Article published on the 2008-12-02 Latest update 2008-12-03 10:02 TU
The death toll from cholera in Zimbabwe rose to 565 on Wednesday, according to the UN's health organisation, with 12,546 cases of the acute intestinal disease reported nationwide. The capital Harare is the worst-affected area with 177 deaths and 6,448 suspected cases.
The government cut the water supply in order to stop the spread of the disease, but experts fear that lack of water, especially in urban areas, will exacerbate the situation.
"The main problem we have right now is that the mobilisation of people [leaving the capital] is making it extremely complicated to contain the epidemic," says Alex Le Cuziat, the head of mission for aid group Action Against Hunger in Harare.
Cholera has been reported in nine out of 10 provinces throughout the country, with the highest numbers in urban areas, especially the capital.
"Obviously Zimbabwe has a good road network, so people are traveling quite a bit. Now we have cases spreading all around the country, especially towards the south and south-east, towards the bottom of Mozambique," Le Cuziat told RFI.

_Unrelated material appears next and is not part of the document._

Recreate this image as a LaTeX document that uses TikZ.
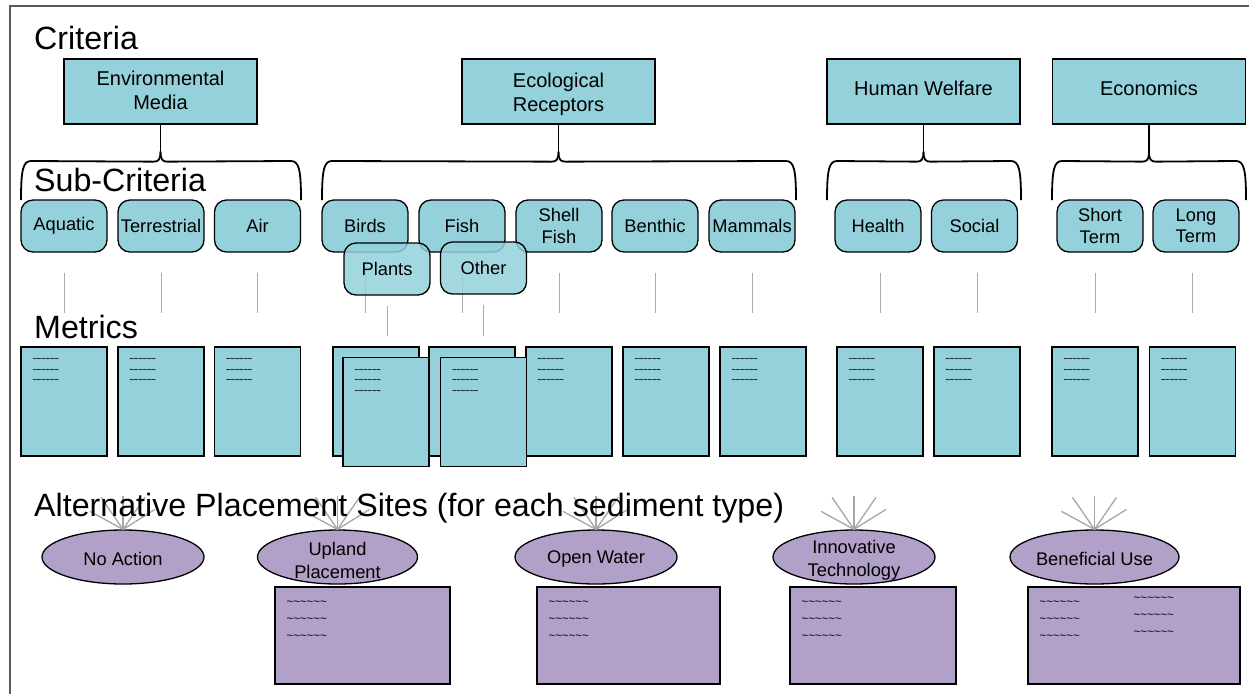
\documentclass[tikz,border=0pt]{standalone}
\usepackage{fontspec}
\setmainfont{Liberation Sans}
\usetikzlibrary{shapes.geometric,calc}

\definecolor{critfill}{RGB}{148,209,219}
\definecolor{sitefill}{RGB}{177,160,199}
\definecolor{framegray}{RGB}{90,90,90}

\newcommand\wavy{\textasciitilde\textasciitilde\textasciitilde\textasciitilde\textasciitilde\textasciitilde}

% curly brace hanging from the bottom of a criterion box
\newcommand\critbrace[3]{%
  \draw[bracepath] ($(#1.south)+(0,27)$) -- (#1.south);
  \draw[bracepath] ($(#1.south)+(0,27)$) .. controls ($(#1.south)+(0,35)$) and ($(#1.south)+(-2,37)$) .. ($(#1.south)+(-7,37)$)
     -- ({#2+10},161) .. controls ({#2+2},161) and (#2,170) .. (#2,200);
  \draw[bracepath] ($(#1.south)+(0,27)$) .. controls ($(#1.south)+(0,35)$) and ($(#1.south)+(2,37)$) .. ($(#1.south)+(7,37)$)
     -- ({#3-10},161) .. controls ({#3-2},161) and (#3,170) .. (#3,200);
}

\begin{document}
\begin{tikzpicture}[x=1pt,y=-1pt,
  heading/.style={anchor=west,inner sep=0,font=\fontsize{32.2}{38}\selectfont},
  critbox/.style={draw=black,line width=1.3pt,fill=critfill,minimum width=193pt,minimum height=65pt,inner sep=0},
  crittext/.style={align=center,inner sep=0,font=\fontsize{20}{24}\selectfont},
  subbox/.style={draw=black,line width=1.3pt,fill=critfill,rounded corners=12pt,minimum width=86pt,
    minimum height=52pt,align=center,inner sep=0,font=\fontsize{18.3}{21.5}\selectfont},
  metricbox/.style={draw=black,line width=1.3pt,fill=critfill,minimum width=86pt,minimum height=109pt,inner sep=0},
  metrictext/.style={anchor=north west,align=left,inner sep=0,font=\fontsize{7.5}{10.5}\bfseries\selectfont},
  siteoval/.style={ellipse,draw=black,line width=1.3pt,fill=sitefill,minimum height=54pt,inner sep=0},
  sitelabel/.style={align=center,inner sep=0,font=\fontsize{18.3}{23}\selectfont},
  sitebox/.style={draw=black,line width=1.3pt,fill=sitefill,minimum height=97pt,inner sep=0},
  sitetext/.style={anchor=north west,align=left,inner sep=0,font=\fontsize{11.5}{17}\selectfont},
  bracepath/.style={draw=black,line width=1.8pt},
  link/.style={draw=gray!65,line width=1pt},
  spoke/.style={draw=gray!70,line width=1.3pt},
  frame/.style={draw=framegray,line width=2pt}]

\useasboundingbox (0,0) rectangle (1249,694);
\draw[frame] (10,694) -- (10,6) -- (1249,6);

% ---------- criteria ----------
\node[heading] (hcrit) at (34,38) {Criteria};
\node[critbox] (env) at (160.5,91.5) {};
\node[critbox] (eco) at (558.5,91.5) {};
\node[critbox] (hum) at (923.5,91.5) {};
\node[critbox] (econ) at (1149,91.5) {};
\node[crittext] (envt) at ($(env)+(0,-1.5)$) {Environmental\\Media};
\node[crittext] (ecot) at ($(eco)+(0,3)$) {Ecological\\Receptors};
\node[crittext] (humt) at ($(hum)+(0,-3.5)$) {Human Welfare};
\node[crittext] (econt) at ($(econ)+(0,-3.5)$) {Economics};

\critbrace{env}{21}{301}
\critbrace{eco}{322}{796}
\critbrace{hum}{827}{1021}
\critbrace{econ}{1052}{1246}

% ---------- sub-criteria ----------
\node[heading] (hsub) at (34,180) {Sub-Criteria};
\node[subbox] (aq) at (64,226) {Aquatic};
\node[subbox] (te) at (161,226) {Terrestrial};
\node[subbox] (air) at (257.5,226) {Air};
\node[subbox] (bi) at (365,226) {Birds};
\node[subbox] (fi) at (462,226) {Fish};
\node[subbox] (sh) at (559,226) {Shell\\Fish};
\node[subbox] (be) at (655,226) {Benthic};
\node[subbox] (ma) at (752,226) {Mammals};
\node[subbox] (he) at (878,226) {Health};
\node[subbox] (so) at (974.5,226) {Social};
\node[subbox] (st) at (1100,226) {Short\\Term};
\node[subbox] (lt) at (1196,226) {Long\\Term};

% ---------- metrics ----------
\node[heading] (hmet) at (34,327) {Metrics};
\node[metricbox] (maq) at (64,401.5) {};
\node[metricbox] (mte) at (161,401.5) {};
\node[metricbox] (mair) at (257.5,401.5) {};
\node[metricbox] (mbi) at (376,401.5) {};
\node[metricbox] (mfi) at (472,401.5) {};
\node[metricbox] (msh) at (569,401.5) {};
\node[metricbox] (mbe) at (666,401.5) {};
\node[metricbox] (mma) at (763,401.5) {};
\node[metricbox] (mhe) at (880,401.5) {};
\node[metricbox] (mso) at (977,401.5) {};
\node[metricbox] (mst) at (1095,401.5) {};
\node[metricbox] (mlt) at (1192.5,401.5) {};
\node[metricbox] (mpl) at (386,412) {};
\node[metricbox] (mot) at (483.5,412) {};

\foreach \m in {maq,mte,mair,msh,mbe,mma,mhe,mso,mst,mlt,mpl,mot}
  \node[metrictext] at ($(\m.north west)+(12,12)$) {\wavy\\\wavy\\\wavy};

% links from sub-criteria to their metrics
\foreach \s/\m in {aq/maq,te/mte,air/mair,he/mhe,so/mso,st/mst,lt/mlt}
  \draw[link] ($(\m.north |- \s.south)+(0,20)$) -- ($(\m.north)+(0,-33)$);
\foreach \s/\m in {bi/mbi,fi/mfi,sh/msh,be/mbe,ma/mma}
  \draw[link] ($(\s.south)+(0,20)$) -- ($(\s.south |- \m.north)+(0,-33)$);

% overlapping sub-criteria
\node[subbox,fill opacity=0.85,text opacity=1] (pl) at (387,269) {Plants};
\node[subbox,fill opacity=0.85,text opacity=1] (ot) at (483.5,268) {Other};
\draw[link] ($(pl.south)+(0,10)$) -- ($(pl.south |- mpl.north)+(0,-21)$);
\draw[link] ($(ot.south)+(0,10)$) -- ($(ot.south |- mot.north)+(0,-21)$);

% ---------- alternative placement sites ----------
\node[siteoval,minimum width=162pt] (na) at (123,557) {};
\node[siteoval,minimum width=160pt] (up) at (337.5,557) {};
\node[siteoval,minimum width=162pt] (ow) at (596,557) {};
\node[siteoval,minimum width=162pt] (it) at (854,557) {};
\node[siteoval,minimum width=169pt] (bu) at (1094.5,557) {};

\foreach \e in {na,up,ow,it,bu}
  \foreach \dx/\dy in {-33/-18,-22/-32,0/-33,22/-32,32/-20}
    \draw[spoke] (\e.north) -- ++(\dx,\dy);

\node[heading] (halt) at (34,508) {Alternative Placement Sites (for each sediment type)};

\node[sitelabel] at ($(na)+(0,2)$) {No Action};
\node[sitelabel] at ($(up)+(0,3)$) {Upland\\Placement};
\node[sitelabel] at ($(ow)+(0,2)$) {Open Water};
\node[sitelabel] at ($(it)+(0,3)$) {Innovative\\Technology};
\node[sitelabel] at ($(bu)+(0,2)$) {Beneficial Use};

\node[sitebox,minimum width=175pt] (sup) at (362.5,635.5) {};
\node[sitebox,minimum width=183pt] (sow) at (628.5,635.5) {};
\node[sitebox,minimum width=166pt] (sit) at (873,635.5) {};
\node[sitebox,minimum width=212pt] (sbu) at (1134,635.5) {};

\foreach \b in {sup,sow,sit,sbu}
  \node[sitetext] at ($(\b.north west)+(12,14)$) {\wavy\\\wavy\\\wavy};
\node[sitetext] at ($(sbu.north west)+(106,10)$) {\wavy\\\wavy\\\wavy};

\end{tikzpicture}
\end{document}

Unicef reports that there are outbreaks over the border in the South African town in Messina and in Botswana, as well.
The aid agencies are scrambling to try and contain the disease, which has affected upwards of 10,000 countrywide.
Our correspondent in Zimbabwe Ryan Truscott reports that water is back on in the business district of the capital and in a few suburbs, but is trickling out at very low pressure.
"It makes it greatly difficult for the aid agencies who are not normally built on providing infrastructure support," said Bob McCarthy, Unicef's regional advisor for humanitarian assistance.
The relief organisations operating in the country have been distributing water purification kits, and Unicef has been providing 360,000 litres of water per day, along with other aid agencies.
Action Against Hunger has been providing people throughout the country water in bladders, and is looking at means to truck water throughout the country.
"We are calling on people to wash their hands and are providing emergency latrines. We're cleaning up human waste and whatever we can do in terms of sewage," says Le Cuziat.
The waterborne disease is easily spread through personal contact, including shaking hands with others.
The water may be back on, but water cuts in Zimbabwe have been a part of daily life for the past six months, says Le Cuziat.
"People need safe drinking water, and they are going to look at alternate sources," said McCarthy. "We know the alternate source options are very poor. What we are trying to do with our partners is to purify the sources that are there."
According to state media, the Zimbabwe National Water Authority (Zinwa) failed to find chemicals to treat the water supply.
"Unfortunately this outbreak is the most visible symptom of collapsed social services in the country," said McCarthy. "In this kind of situation, children are the most vulnerable."